Difficulties with wine can arise thanks to the fact that chocolate contains varying amounts of sugar. For example, an intensely sweet milk chocolate will hollow out a tannic red such as a youthful Cabernet Sauvignon, making it seem thin and insipid.
Dark, bitter chocolates pair better with red wines, assuming the latter are more fruity than tannic. Zinfandel comes to mind. A Ruby Port would also work.
Bottom line: If the wine is sweeter than the decadent chocolate you hope to pair with it, then the combination likely will work.
One of the most common food held up by chefs as being incompatible with wine, asparagus, actually can work with wines that share a measure of its pungent, vegetal goodness.
The obvious choice is a brisk, grassy Sauvignon Blanc from Marlborough, New Zealand, or a more mineral Sauvignon Blanc from Sancerre, France.
Anything red and tannic will taste metallic against the unique flavor profile offered by asparagus.
Rather than intensify the green, herbal nature of asparagus, the right Sauvignon Blanc, with its attendant acidity, will take the edge off and bring it into balance.
Besides chocolate, spicy foods, from blistering Thai curries to burritos stuffed with exotic peppers, are among the most beloved in North America.
The problem is that wines high in alcohol or tannin will wreak havoc on the enjoyment of these foods. High alcohol and tannin intensify heat, which is great if you love the burn, but detrimental if you want to taste the other elements in play.
Spicy foods also emphasize the astringency of tannins in red wines, making Cabernet Sauvignon, Syrah and Barolo extremely tough partners.
The antidote to foods with corrosive (but delicious) heat? Wines with a measure of fruit and some residual sugar. Think off-dry Riesling from Australia or Gewurztraminer from Alsace.
Salads with Vinaigrette Dressing
Vinegar used to be the Achilles Heel of wine pairing, making salads dressed with balsamic or similar dressings incompatible with wines lacking the acidity to stand up to them.
Vinegar is sour, and as such a wine with moderate, but not piercing, acidity can work wonders.
This might sound counterintuitive: Won’t pairing an acidic wine with an acidic dressing create an unbearable sharpness or sourness? The mechanics of taste do not work with this way.
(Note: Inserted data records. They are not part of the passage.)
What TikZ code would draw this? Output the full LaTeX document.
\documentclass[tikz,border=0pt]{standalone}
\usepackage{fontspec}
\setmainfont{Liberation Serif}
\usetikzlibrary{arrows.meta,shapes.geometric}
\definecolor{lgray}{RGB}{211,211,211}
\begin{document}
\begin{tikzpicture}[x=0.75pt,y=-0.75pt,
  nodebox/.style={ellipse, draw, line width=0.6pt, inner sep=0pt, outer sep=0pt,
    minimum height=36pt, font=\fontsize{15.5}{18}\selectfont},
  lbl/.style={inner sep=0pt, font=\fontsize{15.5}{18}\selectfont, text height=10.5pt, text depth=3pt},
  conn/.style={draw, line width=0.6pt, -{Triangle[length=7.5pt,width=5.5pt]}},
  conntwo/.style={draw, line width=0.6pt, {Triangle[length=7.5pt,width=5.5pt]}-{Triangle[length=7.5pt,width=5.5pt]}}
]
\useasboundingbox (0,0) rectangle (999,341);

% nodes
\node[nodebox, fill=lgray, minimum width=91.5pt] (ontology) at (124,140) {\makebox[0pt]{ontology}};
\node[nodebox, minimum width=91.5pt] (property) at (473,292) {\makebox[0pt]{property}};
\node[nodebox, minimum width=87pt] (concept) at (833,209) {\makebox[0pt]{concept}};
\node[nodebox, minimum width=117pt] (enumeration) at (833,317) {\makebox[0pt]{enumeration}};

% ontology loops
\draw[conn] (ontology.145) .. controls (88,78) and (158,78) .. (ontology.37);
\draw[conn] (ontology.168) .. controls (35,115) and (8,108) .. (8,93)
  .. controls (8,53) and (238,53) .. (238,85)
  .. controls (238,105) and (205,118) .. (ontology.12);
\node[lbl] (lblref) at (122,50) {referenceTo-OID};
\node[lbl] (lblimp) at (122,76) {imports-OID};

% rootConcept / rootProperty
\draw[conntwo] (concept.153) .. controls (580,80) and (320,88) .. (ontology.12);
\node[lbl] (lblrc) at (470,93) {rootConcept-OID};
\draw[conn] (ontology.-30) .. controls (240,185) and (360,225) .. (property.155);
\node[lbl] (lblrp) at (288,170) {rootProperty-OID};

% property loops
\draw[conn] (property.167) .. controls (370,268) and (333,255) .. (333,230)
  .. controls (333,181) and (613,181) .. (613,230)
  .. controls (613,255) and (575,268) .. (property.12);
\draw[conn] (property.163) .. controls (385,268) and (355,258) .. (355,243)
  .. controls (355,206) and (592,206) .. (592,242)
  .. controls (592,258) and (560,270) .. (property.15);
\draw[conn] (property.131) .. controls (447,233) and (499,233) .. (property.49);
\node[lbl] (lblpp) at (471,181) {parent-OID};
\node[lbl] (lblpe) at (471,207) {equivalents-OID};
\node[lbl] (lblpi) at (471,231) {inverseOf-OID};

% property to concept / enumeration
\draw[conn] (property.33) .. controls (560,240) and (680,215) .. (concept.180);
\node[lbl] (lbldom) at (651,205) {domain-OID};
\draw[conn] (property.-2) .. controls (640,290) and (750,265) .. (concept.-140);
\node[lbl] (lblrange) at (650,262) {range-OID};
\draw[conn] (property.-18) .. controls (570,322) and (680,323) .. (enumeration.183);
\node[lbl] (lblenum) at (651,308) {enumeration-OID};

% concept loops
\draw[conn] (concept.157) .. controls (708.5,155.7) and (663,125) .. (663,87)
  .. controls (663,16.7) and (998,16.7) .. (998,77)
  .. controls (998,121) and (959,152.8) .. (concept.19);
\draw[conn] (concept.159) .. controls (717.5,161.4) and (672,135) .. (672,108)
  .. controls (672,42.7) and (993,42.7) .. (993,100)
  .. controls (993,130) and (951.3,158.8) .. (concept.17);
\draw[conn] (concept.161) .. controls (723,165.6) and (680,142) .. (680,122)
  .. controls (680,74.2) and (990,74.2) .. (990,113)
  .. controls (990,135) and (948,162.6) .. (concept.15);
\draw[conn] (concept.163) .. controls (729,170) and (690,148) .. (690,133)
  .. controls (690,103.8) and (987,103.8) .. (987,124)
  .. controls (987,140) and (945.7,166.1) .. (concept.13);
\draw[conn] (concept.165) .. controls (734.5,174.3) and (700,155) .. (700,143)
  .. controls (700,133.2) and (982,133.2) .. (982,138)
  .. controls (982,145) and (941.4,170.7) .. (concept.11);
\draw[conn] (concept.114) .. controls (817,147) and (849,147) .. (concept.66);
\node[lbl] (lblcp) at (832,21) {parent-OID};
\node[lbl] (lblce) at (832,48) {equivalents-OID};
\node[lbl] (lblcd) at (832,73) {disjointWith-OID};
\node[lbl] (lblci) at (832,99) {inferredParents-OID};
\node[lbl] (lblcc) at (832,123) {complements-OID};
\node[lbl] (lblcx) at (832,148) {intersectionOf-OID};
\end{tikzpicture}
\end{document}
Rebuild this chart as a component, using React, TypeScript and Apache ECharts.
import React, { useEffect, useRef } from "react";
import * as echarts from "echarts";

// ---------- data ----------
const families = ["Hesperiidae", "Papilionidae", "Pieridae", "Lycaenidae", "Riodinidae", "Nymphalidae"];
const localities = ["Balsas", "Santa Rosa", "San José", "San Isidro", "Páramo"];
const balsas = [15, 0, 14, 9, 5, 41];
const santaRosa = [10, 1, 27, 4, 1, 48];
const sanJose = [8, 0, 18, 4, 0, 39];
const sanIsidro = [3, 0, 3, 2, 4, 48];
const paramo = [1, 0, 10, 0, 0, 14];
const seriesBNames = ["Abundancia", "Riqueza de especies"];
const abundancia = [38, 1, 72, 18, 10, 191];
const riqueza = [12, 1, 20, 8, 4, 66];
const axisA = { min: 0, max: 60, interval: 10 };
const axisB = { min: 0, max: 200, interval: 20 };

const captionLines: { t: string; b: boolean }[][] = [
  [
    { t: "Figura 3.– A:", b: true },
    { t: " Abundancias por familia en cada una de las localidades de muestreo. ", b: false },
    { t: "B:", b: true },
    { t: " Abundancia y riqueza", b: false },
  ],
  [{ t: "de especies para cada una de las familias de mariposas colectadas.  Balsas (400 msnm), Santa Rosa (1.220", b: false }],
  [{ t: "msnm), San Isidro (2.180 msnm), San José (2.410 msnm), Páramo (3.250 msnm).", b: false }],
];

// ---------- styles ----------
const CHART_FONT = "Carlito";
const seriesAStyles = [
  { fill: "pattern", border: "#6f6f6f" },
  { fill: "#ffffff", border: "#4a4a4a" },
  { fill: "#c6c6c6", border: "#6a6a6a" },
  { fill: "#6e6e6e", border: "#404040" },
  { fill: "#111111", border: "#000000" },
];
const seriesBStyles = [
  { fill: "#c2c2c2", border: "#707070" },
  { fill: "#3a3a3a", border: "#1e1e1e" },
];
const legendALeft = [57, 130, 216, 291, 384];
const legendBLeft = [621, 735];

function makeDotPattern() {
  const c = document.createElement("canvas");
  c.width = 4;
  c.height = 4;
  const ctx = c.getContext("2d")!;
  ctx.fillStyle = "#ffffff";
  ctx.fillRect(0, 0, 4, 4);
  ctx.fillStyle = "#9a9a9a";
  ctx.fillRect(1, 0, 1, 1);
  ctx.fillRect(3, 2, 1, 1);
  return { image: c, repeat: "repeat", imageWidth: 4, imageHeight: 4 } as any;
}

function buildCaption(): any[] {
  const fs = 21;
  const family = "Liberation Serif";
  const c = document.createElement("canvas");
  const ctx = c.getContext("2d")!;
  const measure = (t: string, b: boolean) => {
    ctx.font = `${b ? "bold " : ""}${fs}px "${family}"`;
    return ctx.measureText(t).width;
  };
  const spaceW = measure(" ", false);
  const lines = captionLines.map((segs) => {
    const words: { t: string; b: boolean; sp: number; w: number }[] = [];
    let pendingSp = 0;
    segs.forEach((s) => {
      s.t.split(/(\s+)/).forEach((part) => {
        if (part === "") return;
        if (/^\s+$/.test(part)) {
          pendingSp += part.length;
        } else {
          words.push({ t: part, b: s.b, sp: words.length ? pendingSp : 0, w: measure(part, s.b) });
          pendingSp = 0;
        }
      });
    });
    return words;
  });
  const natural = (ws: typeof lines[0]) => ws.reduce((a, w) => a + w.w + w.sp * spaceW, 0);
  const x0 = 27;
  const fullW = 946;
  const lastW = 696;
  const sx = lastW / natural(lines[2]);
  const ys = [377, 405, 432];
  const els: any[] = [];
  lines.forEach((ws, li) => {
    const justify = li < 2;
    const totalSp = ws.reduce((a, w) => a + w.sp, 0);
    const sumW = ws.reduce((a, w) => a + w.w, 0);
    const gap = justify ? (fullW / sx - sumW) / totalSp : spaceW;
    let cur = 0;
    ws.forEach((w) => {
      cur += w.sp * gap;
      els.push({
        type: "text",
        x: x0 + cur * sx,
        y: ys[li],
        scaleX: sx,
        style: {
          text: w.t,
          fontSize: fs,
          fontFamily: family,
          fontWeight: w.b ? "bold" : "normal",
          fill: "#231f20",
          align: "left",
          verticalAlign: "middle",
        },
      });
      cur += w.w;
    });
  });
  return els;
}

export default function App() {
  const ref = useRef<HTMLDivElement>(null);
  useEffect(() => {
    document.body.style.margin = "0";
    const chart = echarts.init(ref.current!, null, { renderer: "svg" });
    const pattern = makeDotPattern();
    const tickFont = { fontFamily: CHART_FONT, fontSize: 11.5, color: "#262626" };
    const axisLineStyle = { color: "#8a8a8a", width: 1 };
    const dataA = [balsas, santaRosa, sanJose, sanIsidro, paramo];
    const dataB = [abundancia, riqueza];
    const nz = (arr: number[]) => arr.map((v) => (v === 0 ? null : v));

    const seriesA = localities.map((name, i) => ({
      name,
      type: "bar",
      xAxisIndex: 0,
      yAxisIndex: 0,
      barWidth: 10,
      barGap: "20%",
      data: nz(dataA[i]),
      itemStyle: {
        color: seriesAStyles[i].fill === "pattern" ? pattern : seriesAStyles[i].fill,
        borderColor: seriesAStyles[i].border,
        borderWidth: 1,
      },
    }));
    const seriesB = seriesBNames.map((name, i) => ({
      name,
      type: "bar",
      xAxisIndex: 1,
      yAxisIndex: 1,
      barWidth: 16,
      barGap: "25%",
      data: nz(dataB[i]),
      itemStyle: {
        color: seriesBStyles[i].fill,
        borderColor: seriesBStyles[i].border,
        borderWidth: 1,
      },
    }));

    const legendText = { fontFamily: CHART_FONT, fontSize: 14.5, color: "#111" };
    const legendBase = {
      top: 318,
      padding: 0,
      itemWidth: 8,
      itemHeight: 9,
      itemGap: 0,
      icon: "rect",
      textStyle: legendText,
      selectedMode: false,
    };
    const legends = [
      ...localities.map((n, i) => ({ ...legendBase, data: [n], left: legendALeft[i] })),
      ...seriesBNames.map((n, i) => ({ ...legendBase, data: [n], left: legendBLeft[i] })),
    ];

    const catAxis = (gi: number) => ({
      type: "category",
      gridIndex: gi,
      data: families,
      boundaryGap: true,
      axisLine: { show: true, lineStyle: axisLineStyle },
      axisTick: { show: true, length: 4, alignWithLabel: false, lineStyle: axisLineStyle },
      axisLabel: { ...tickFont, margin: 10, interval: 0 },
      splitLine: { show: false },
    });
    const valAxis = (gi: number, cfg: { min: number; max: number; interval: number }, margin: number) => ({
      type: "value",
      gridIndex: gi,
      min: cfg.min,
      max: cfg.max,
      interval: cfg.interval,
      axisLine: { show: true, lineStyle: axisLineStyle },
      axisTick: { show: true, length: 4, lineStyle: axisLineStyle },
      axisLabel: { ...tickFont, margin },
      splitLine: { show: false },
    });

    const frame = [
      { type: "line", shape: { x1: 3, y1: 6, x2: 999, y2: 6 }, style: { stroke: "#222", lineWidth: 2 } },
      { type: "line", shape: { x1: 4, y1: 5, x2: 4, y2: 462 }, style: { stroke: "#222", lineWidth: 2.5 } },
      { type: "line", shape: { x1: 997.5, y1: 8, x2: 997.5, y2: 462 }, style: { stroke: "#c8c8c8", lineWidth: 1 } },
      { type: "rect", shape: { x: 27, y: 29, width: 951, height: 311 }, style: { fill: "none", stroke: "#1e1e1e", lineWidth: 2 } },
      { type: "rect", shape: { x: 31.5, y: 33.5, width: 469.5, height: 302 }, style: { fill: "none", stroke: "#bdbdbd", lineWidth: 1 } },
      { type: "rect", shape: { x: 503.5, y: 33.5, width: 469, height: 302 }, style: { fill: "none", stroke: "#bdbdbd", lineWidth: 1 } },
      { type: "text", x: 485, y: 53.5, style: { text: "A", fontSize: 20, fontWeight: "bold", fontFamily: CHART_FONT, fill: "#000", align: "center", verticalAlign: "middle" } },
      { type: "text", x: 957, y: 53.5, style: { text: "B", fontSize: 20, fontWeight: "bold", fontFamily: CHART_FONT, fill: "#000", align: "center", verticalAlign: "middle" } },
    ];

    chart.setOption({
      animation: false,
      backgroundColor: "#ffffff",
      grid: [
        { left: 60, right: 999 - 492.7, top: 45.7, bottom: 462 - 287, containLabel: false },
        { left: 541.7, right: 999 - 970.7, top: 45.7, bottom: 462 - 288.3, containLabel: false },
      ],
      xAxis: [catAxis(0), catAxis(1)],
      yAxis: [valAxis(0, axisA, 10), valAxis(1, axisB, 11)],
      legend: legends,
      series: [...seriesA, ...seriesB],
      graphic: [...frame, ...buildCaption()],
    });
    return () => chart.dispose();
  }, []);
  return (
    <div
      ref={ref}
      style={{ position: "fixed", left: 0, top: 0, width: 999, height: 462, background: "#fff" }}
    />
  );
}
A moderately acidic wine will actually balance the acidity in the dressing.
This balance would produce the following experience: A solid Chablis or Brut Champagne, for example, will quickly brighten that salad, while the vinaigrette dressing will intensify the wines’ fruit.
This is a favorite post-dinner indulgence, but sadly one of the toughest to pair with wine.
For a wine to work with an especially pungent or aged cheese, one of two things must be present: sugar or fruit.
A Sauternes or Moscato d’Asti will quickly offset but not obliterate the cheese’s pungency, making such wines perfect choices for those guests who may shy away from cheeses with these attributes.